El Fielato, 1 de mayo, 2024.

Puede parecer un misterio. Puede resultar chocante que sobrevivan hoy formas políticas del XIX, cuando el socialismo utópico no había saltado en mil pedazos por la traca de internacionales, congresos y puñales. Quedan alcaldes comunistas en el ruedo ibérico.

El enigma no reside en el voto religioso de la militancia ni en el número de carnets, que persiste en algunas zonas como las flores endémicas. Es cierto que hay suelos rojos por naturaleza, incorregibles como sentenciaba Borges sobre los peronistas, pero no reside ahí o no solamente, el éxito comunista de ciertas alcaldías: si triunfan o sobreviven es gracias al voto conservador, al voto general de unos vecinos que se comportan frente a las urnas de modo coherente. Ecológicamente, se podría decir.

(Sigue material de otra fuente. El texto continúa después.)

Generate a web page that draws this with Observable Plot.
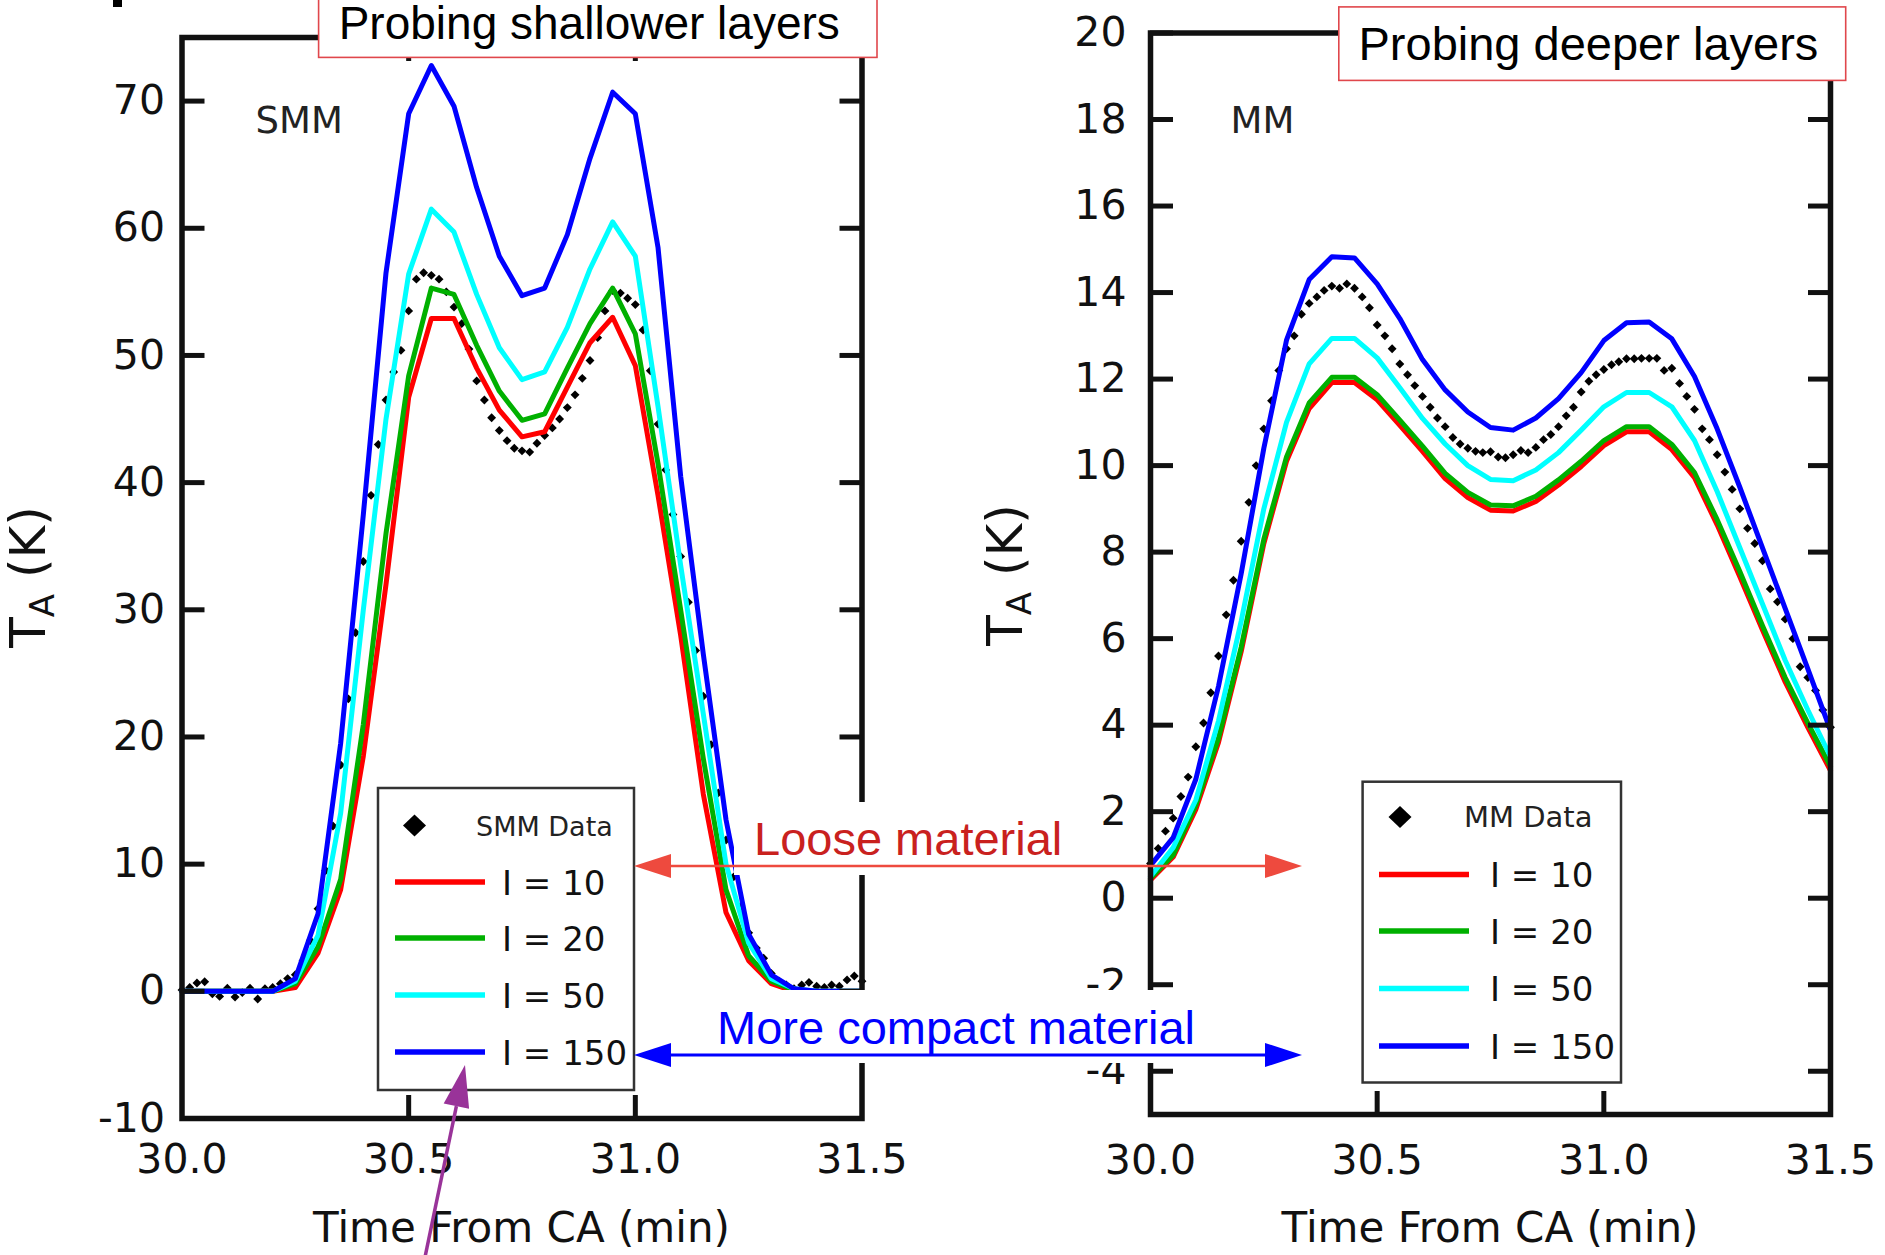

Una persona de derechas o socialdemócrata, que es lo mismo, cuando le toca gobernar es peligrosamente moderna. Cambia los muebles de castaño por desmontables, considera los edificios históricos como hándicap y gestiona las bibliotecas como carga. Con la ayuda inestimable de forajidos y especuladores, divide el espacio en guetos o moralejas, y luego se aparta a vivir por su cuenta donde se pueda respirar más sanamente.

Sin embargo, cuando a uno de derechas le toca ser residente, mima el común, sean parques, colegios u hospitales, y sostiene a un comunista en la alcaldía por el acierto natural de su intención al convertir en suelo peatonal las utopías.

Un alcalde comunista cuida el común y es conservador con las cosas que valen, jamás tiene sueños húmedos con la macroeconomía, como hacen los del Nora, ni deja irse camino de la gentrificación uno de los bares más guapos de Cangas, como lo era El Enol.